Up to and including the line with "18000, 19000, 20000];", write out the listing from its first line, minus the pictures.

━━━ COLLECTED DATA

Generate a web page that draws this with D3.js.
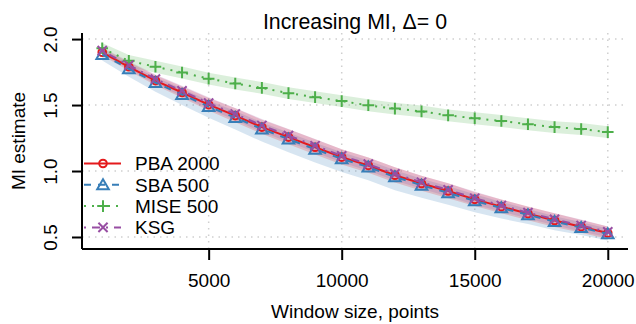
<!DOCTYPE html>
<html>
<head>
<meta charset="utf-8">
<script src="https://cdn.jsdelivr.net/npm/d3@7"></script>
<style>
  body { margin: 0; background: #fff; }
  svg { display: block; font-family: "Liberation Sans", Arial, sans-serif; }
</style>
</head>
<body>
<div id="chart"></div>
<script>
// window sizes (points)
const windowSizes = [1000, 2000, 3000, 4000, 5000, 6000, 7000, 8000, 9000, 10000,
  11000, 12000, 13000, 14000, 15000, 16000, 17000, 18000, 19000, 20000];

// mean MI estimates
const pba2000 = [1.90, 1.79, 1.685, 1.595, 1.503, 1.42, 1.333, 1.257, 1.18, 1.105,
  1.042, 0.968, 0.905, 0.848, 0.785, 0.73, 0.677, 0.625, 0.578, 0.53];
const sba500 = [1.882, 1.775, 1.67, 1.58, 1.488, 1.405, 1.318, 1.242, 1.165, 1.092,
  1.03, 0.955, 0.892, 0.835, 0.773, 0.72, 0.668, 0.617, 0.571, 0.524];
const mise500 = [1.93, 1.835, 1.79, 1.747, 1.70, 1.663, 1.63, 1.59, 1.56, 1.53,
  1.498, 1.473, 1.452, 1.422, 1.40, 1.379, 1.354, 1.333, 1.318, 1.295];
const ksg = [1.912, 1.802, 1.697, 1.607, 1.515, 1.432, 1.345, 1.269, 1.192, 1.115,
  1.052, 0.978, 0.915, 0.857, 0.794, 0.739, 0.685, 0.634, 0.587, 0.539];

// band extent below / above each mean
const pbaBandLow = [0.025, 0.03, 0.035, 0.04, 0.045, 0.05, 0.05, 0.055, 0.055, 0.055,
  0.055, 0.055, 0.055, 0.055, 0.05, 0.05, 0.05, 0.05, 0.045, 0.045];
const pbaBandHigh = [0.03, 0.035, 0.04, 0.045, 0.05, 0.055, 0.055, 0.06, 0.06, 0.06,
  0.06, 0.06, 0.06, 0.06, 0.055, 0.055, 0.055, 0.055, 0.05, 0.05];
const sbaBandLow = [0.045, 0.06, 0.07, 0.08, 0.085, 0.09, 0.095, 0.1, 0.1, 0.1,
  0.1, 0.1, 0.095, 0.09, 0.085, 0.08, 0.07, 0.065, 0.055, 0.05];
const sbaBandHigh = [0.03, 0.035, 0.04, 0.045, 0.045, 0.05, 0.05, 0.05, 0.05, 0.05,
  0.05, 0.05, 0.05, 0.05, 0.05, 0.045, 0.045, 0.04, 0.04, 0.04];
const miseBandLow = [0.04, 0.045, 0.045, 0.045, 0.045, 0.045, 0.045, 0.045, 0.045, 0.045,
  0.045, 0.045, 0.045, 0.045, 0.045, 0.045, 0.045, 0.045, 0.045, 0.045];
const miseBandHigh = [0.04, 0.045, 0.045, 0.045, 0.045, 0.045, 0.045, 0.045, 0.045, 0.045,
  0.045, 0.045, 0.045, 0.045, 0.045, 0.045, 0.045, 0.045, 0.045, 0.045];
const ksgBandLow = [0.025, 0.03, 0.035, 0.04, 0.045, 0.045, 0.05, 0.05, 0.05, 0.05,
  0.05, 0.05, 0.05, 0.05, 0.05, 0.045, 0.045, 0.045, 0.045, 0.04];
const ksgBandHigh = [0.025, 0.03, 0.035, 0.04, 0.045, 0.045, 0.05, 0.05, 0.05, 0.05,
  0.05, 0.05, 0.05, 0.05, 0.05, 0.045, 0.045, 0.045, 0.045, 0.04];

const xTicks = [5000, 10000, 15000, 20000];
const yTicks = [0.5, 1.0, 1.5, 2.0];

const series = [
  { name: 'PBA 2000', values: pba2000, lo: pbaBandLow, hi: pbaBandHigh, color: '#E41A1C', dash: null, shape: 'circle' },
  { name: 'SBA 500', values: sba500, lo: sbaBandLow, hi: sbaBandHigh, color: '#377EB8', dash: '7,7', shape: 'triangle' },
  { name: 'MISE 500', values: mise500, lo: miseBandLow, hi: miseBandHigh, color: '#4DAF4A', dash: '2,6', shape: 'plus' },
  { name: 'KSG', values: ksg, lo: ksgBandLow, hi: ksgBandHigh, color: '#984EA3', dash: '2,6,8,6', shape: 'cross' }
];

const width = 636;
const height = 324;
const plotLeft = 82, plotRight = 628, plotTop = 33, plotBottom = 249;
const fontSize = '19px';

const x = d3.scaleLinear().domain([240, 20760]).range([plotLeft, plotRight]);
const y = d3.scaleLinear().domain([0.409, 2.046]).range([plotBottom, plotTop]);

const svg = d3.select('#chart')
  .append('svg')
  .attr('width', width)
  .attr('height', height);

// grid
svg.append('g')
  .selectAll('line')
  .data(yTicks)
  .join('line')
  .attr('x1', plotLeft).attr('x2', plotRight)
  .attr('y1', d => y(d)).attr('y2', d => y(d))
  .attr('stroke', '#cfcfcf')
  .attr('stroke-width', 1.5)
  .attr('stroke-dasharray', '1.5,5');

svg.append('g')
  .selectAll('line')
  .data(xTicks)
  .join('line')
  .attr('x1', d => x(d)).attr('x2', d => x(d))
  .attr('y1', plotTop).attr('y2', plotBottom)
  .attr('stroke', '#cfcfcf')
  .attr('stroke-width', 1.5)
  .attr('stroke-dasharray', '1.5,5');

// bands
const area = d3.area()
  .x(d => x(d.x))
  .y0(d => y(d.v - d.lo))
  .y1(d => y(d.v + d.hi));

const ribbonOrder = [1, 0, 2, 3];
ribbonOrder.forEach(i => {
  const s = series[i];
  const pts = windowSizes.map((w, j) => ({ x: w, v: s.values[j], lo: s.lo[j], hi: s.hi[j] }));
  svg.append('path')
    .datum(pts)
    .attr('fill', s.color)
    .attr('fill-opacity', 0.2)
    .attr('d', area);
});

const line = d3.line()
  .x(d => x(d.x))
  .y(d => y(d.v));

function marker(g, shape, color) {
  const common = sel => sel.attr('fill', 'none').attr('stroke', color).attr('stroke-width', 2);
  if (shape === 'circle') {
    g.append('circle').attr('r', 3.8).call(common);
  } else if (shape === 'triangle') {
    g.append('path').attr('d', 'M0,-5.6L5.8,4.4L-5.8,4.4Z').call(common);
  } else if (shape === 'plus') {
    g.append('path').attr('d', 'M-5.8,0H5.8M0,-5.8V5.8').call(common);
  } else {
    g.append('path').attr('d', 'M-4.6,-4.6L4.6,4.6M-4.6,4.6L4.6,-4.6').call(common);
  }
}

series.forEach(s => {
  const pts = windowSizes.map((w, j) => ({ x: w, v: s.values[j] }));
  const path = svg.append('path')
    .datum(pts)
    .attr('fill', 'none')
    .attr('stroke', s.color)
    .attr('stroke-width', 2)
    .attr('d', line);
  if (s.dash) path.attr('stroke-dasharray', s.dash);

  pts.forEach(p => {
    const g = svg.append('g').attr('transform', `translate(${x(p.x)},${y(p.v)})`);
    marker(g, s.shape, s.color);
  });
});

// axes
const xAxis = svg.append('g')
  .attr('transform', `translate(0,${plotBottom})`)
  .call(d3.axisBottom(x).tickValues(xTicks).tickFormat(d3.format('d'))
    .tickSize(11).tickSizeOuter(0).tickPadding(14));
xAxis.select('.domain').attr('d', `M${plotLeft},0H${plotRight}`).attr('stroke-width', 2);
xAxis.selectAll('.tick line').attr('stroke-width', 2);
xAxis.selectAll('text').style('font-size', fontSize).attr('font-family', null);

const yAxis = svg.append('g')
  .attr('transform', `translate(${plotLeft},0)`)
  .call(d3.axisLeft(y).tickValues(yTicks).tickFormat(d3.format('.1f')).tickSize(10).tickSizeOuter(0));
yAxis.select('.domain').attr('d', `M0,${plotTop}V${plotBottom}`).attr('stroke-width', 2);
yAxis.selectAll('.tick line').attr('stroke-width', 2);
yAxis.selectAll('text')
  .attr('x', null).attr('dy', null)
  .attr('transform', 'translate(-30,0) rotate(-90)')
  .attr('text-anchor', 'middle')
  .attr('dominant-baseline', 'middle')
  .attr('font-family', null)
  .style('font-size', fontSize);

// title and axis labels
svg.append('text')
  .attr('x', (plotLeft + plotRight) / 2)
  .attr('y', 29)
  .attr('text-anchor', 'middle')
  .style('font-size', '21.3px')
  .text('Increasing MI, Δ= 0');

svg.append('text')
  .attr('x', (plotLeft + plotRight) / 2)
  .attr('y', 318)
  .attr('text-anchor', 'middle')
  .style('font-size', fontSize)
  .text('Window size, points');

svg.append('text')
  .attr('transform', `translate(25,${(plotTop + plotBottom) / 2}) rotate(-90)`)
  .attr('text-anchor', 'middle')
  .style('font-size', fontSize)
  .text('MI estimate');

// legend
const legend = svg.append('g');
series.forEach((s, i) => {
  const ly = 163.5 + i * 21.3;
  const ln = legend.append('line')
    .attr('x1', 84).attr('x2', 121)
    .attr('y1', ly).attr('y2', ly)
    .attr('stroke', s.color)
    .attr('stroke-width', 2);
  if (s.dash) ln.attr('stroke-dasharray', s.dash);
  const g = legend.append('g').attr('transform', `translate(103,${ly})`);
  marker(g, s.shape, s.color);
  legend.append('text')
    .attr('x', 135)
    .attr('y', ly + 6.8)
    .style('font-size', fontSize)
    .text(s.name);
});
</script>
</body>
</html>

━━━━━━

IN RESPONSE -
Generate a web page that draws this with D3.js.
<!DOCTYPE html>
<html>
<head>
<meta charset="utf-8">
<script src="https://cdn.jsdelivr.net/npm/d3@7"></script>
<style>
  body { margin: 0; background: #fff; }
  svg { display: block; font-family: "Liberation Sans", Arial, sans-serif; }
</style>
</head>
<body>
<div id="chart"></div>
<script>
// window sizes (points)
const windowSizes = [1000, 2000, 3000, 4000, 5000, 6000, 7000, 8000, 9000, 10000,
  11000, 12000, 13000, 14000, 15000, 16000, 17000, 18000, 19000, 20000];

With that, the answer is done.